“Be Content with what you have; rejoice in the way things are. When you realize there is nothing lacking, the whole world belongs to you.”
This quote concisely details the essence of Zen in daily life, and a perspective that is greatly relevant in Western culture. Often we find ourselves wrapped up in wanting more; we want more money, we want more clothes, purses, electronics, cars, and even immaterial things such as emotions. We want more happiness, more love, more excitement, or more euphoria. This might even be part of the human condition.
There is nothing wrong with being human. However, these desires and perceived needs are the result of culture, advertising, and misunderstanding of transience of life. These desires and perceived needs are also the cause of great and frequent suffering.
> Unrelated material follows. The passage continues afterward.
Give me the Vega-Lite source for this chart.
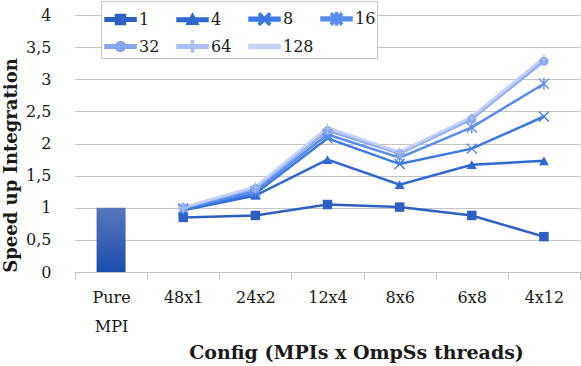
{
  "$schema": "https://vega.github.io/schema/vega-lite/v6.json",
  "width": 505,
  "height": 257,
  "autosize": "none",
  "padding": {"left": 75, "top": 15, "right": 1, "bottom": 94},
  "background": "white",
  "config": {
    "view": {"stroke": null},
    "font": "DejaVu Serif",
    "axis": {"labelFont": "DejaVu Serif", "titleFont": "DejaVu Serif", "labelFontSize": 16, "titleFontSize": 19, "labelColor": "#1a1a1a", "titleColor": "#1a1a1a", "titleFontWeight": "bold"},
    "legend": {"labelFont": "DejaVu Serif", "labelFontSize": 16, "labelColor": "#1a1a1a"}
  },
  "datasets": {
    "bar": [{"config": "Pure MPI", "speedup": 1}],
    "lines": [
      {"config": "48x1", "series": "1", "speedup": 0.85},
      {"config": "24x2", "series": "1", "speedup": 0.88},
      {"config": "12x4", "series": "1", "speedup": 1.05},
      {"config": "8x6", "series": "1", "speedup": 1.01},
      {"config": "6x8", "series": "1", "speedup": 0.88},
      {"config": "4x12", "series": "1", "speedup": 0.55},
      {"config": "48x1", "series": "4", "speedup": 0.96},
      {"config": "24x2", "series": "4", "speedup": 1.19},
      {"config": "12x4", "series": "4", "speedup": 1.75},
      {"config": "8x6", "series": "4", "speedup": 1.36},
      {"config": "6x8", "series": "4", "speedup": 1.67},
      {"config": "4x12", "series": "4", "speedup": 1.73},
      {"config": "48x1", "series": "8", "speedup": 0.97},
      {"config": "24x2", "series": "8", "speedup": 1.22},
      {"config": "12x4", "series": "8", "speedup": 2.08},
      {"config": "8x6", "series": "8", "speedup": 1.68},
      {"config": "6x8", "series": "8", "speedup": 1.92},
      {"config": "4x12", "series": "8", "speedup": 2.42},
      {"config": "48x1", "series": "16", "speedup": 0.99},
      {"config": "24x2", "series": "16", "speedup": 1.26},
      {"config": "12x4", "series": "16", "speedup": 2.14},
      {"config": "8x6", "series": "16", "speedup": 1.78},
      {"config": "6x8", "series": "16", "speedup": 2.25},
      {"config": "4x12", "series": "16", "speedup": 2.93},
      {"config": "48x1", "series": "32", "speedup": 1.0},
      {"config": "24x2", "series": "32", "speedup": 1.3},
      {"config": "12x4", "series": "32", "speedup": 2.2},
      {"config": "8x6", "series": "32", "speedup": 1.84},
      {"config": "6x8", "series": "32", "speedup": 2.38},
      {"config": "4x12", "series": "32", "speedup": 3.28},
      {"config": "48x1", "series": "64", "speedup": 1.0},
      {"config": "24x2", "series": "64", "speedup": 1.32},
      {"config": "12x4", "series": "64", "speedup": 2.23},
      {"config": "8x6", "series": "64", "speedup": 1.86},
      {"config": "6x8", "series": "64", "speedup": 2.4},
      {"config": "4x12", "series": "64", "speedup": 3.31},
      {"config": "48x1", "series": "128", "speedup": 1.01},
      {"config": "24x2", "series": "128", "speedup": 1.33},
      {"config": "12x4", "series": "128", "speedup": 2.25},
      {"config": "8x6", "series": "128", "speedup": 1.87},
      {"config": "6x8", "series": "128", "speedup": 2.42},
      {"config": "4x12", "series": "128", "speedup": 3.34}
    ]
  },
  "encoding": {
    "x": {
      "field": "config", "type": "nominal",
      "scale": {"domain": ["Pure MPI", "48x1", "24x2", "12x4", "8x6", "6x8", "4x12"], "paddingInner": 0, "paddingOuter": 0},
      "title": "Config (MPIs x OmpSs threads)",
      "axis": {
        "labelAngle": 0, "grid": false, "domainColor": "#c4c4c4", "tickColor": "#c4c4c4", "tickBand": "extent", "tickSize": 7,
        "labelPadding": 10, "labelLineHeight": 29,
        "labelExpr": "datum.value == 'Pure MPI' ? ['Pure', 'MPI'] : datum.value",
        "titleX": 281, "titleY": 80, "titleBaseline": "middle", "titleAlign": "center"
      }
    },
    "y": {
      "field": "speedup", "type": "quantitative",
      "scale": {"domain": [0, 4], "nice": false},
      "title": "Speed up Integration",
      "axis": {
        "values": [0, 0.5, 1, 1.5, 2, 2.5, 3, 3.5, 4], "grid": true, "gridColor": "#c4c4c4", "domain": false, "ticks": false,
        "labelPadding": 24, "format": "~g", "labelExpr": "replace(datum.label, '.', ',')",
        "titleX": -64, "titleY": 150, "titleAngle": -90, "titleBaseline": "middle", "titleAlign": "center", "titleFontSize": 18
      }
    }
  },
  "layer": [
    {
      "data": {"name": "bar"},
      "mark": {"type": "bar", "width": 29, "color": {"gradient": "linear", "x1": 0, "y1": 0, "x2": 0, "y2": 1, "stops": [{"offset": 0, "color": "#5877bd"}, {"offset": 1, "color": "#1b4dad"}]}}
    },
    {
      "data": {"name": "lines"},
      "mark": {"type": "line"},
      "encoding": {
        "color": {"field": "series", "type": "nominal",
          "scale": {"domain": ["1", "4", "8", "16", "32", "64", "128"], "range": ["#2e60c4", "#3067d1", "#3b78e3", "#5a8cee", "#86a7ef", "#a9bef2", "#c4d2f4"]},
          "legend": {
            "title": null, "orient": "none", "legendX": 26, "legendY": -14, "columns": 4, "direction": "horizontal", "gridAlign": "all",
            "strokeColor": "#c4c4c4", "fillColor": "white", "padding": 1, "rowPadding": -1, "columnPadding": 2, "symbolSize": 900, "labelOffset": 2, "symbolOffset": 2,
            "encode": {"symbols": {"update": {"opacity": {"value": 1}, "fillOpacity": {"value": 1}, "strokeWidth": {"value": 0}, "fill": {"scale": "color", "field": "value"}}}}
          }},
        "strokeWidth": {"field": "series", "type": "nominal", "scale": {"domain": ["1", "4", "8", "16", "32", "64", "128"], "range": [2.5, 2.5, 2.5, 2.5, 3, 3.5, 4]}, "legend": null},
        "order": {"value": null}
      }
    },
    {
      "data": {"name": "lines"},
      "transform": [{"filter": "datum.series == '1'"}],
      "mark": {"type": "point", "filled": true, "opacity": 1, "shape": "square", "size": 90},
      "encoding": {"color": {"field": "series", "type": "nominal"}}
    },
    {
      "data": {"name": "lines"},
      "transform": [{"filter": "datum.series == '4'"}],
      "mark": {"type": "point", "filled": true, "opacity": 1, "shape": "triangle-up", "size": 100},
      "encoding": {"color": {"field": "series", "type": "nominal"}}
    },
    {
      "data": {"name": "lines"},
      "transform": [{"filter": "datum.series == '8'"}],
      "mark": {"type": "point", "filled": false, "opacity": 1, "shape": "M-1,-1L1,1M-1,1L1,-1", "size": 100, "strokeWidth": 1.3},
      "encoding": {"color": {"field": "series", "type": "nominal"}}
    },
    {
      "data": {"name": "lines"},
      "transform": [{"filter": "datum.series == '16'"}],
      "mark": {"type": "point", "filled": false, "opacity": 1, "shape": "M-1,-1L1,1M-1,1L1,-1M0,-1.2V1.2", "size": 100, "strokeWidth": 1.3},
      "encoding": {"color": {"field": "series", "type": "nominal"}}
    },
    {
      "data": {"name": "lines"},
      "transform": [{"filter": "datum.series == '32'"}],
      "mark": {"type": "point", "filled": true, "opacity": 1, "shape": "circle", "size": 80},
      "encoding": {"color": {"field": "series", "type": "nominal"}}
    },
    {
      "data": {"name": "lines"},
      "transform": [{"filter": "datum.series == '64'"}],
      "mark": {"type": "point", "filled": false, "opacity": 1, "shape": "M0,-1V1M-1,0H1", "size": 100, "strokeWidth": 1.3},
      "encoding": {"color": {"field": "series", "type": "nominal"}}
    },
    {
      "data": {"name": "lines"},
      "mark": {"type": "point", "filled": true, "opacity": 0},
      "encoding": {
        "color": {"field": "series", "type": "nominal"},
        "shape": {"field": "series", "type": "nominal",
          "scale": {"domain": ["1", "4", "8", "16", "32", "64", "128"], "range": [
            "M-1,-0.087H1V0.087H-1Z M-0.3,-0.3H0.3V0.3H-0.3Z",
            "M-1,-0.087H1V0.087H-1Z M0,-0.33L0.33,0.27H-0.33Z",
            "M-1,-0.087H1V0.087H-1Z M-0.35,-0.29L-0.29,-0.35L0.35,0.29L0.29,0.35Z M-0.35,0.29L0.29,-0.35L0.35,-0.29L-0.29,0.35Z",
            "M-1,-0.087H1V0.087H-1Z M-0.35,-0.29L-0.29,-0.35L0.35,0.29L0.29,0.35Z M-0.35,0.29L0.29,-0.35L0.35,-0.29L-0.29,0.35Z M-0.035,-0.38H0.035V0.38H-0.035Z",
            "M-1,-0.087H1V0.087H-1Z M-0.3,0A0.3,0.3,0,1,1,0.3,0A0.3,0.3,0,1,1,-0.3,0Z",
            "M-1,-0.087H1V0.087H-1Z M-0.04,-0.33H0.04V0.33H-0.04Z",
            "M-1,-0.1H1V0.1H-1Z"
          ]}}
      }
    }
  ]
}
When we buy the latest phone, purse, or car, we are only temporarily satisfied. This satisfaction does not last and often we desire a newer version, or a different item weeks or even days later.
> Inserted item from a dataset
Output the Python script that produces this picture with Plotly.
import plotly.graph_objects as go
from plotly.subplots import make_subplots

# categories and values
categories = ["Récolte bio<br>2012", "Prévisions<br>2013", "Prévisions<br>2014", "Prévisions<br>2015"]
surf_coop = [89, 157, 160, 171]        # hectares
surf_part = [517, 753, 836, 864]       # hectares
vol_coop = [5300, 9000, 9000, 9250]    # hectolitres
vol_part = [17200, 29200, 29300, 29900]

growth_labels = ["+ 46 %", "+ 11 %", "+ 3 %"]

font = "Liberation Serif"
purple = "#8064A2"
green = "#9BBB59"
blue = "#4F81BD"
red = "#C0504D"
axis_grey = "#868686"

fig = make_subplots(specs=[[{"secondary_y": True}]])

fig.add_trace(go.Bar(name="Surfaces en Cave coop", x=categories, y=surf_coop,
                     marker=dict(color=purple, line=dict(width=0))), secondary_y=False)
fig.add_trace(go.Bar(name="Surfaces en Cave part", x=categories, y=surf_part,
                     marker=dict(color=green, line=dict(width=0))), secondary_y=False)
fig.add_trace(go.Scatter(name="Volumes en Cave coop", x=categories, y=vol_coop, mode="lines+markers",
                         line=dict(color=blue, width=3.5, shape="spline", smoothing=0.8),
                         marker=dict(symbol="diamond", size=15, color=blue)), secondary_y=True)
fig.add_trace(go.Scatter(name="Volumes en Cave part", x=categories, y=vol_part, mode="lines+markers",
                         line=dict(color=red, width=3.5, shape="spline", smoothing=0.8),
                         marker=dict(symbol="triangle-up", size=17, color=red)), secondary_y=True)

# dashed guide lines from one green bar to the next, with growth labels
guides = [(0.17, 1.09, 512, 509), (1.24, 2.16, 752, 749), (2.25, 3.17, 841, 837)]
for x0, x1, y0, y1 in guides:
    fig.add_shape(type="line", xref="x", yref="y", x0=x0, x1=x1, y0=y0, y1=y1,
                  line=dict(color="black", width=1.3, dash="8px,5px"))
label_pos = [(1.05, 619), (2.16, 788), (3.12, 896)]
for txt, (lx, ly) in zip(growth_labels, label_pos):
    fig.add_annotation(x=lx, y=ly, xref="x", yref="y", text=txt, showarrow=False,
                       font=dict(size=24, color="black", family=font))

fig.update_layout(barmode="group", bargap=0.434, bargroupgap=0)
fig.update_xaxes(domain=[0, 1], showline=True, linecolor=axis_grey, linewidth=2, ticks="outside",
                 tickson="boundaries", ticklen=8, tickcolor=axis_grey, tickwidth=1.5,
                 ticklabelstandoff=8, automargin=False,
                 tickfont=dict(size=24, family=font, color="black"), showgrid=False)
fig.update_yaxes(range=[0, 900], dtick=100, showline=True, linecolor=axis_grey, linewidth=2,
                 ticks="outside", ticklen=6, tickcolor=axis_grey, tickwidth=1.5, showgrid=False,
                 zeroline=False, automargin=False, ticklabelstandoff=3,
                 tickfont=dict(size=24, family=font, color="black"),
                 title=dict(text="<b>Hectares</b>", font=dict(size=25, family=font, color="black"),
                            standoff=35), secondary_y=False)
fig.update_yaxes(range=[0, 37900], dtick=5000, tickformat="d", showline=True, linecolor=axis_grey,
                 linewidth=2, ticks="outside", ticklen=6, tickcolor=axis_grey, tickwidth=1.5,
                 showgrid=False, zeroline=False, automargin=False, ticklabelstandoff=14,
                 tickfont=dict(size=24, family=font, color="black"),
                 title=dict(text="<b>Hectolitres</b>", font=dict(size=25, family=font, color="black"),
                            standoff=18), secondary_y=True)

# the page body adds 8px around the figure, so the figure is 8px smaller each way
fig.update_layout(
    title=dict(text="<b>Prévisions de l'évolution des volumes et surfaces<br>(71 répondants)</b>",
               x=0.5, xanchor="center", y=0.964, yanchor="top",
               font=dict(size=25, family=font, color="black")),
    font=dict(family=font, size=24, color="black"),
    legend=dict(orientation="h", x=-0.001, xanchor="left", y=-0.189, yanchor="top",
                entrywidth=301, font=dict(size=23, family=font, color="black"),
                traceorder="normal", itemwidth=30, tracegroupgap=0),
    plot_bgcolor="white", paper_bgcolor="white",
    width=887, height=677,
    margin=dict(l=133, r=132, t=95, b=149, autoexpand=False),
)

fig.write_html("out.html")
This is what we call insatiable desire. Desire that can never be satisfied. We cannot blame ourselves solely for this, but we should be mindful of it. In fact, great happiness can be found in dropping it all together. This could take time, as it involves changing our thoughts and perspective. It could also be a sudden realization, seeing this as truth, agreeing with it, and instantly changing your outlook on your own desires and seeing the suffering of others. This is part of enlightenment.
As always, you do not have to agree with this altogether, or even at all. See for yourself. Contemplate these truths that every Buddha has agreed with and discover whether or not you agree. Once you realize there is nothing lacking in what you have, physically, mentally, and emotionally, rejoice in the way things are. That is Zen Happiness, that is true happiness.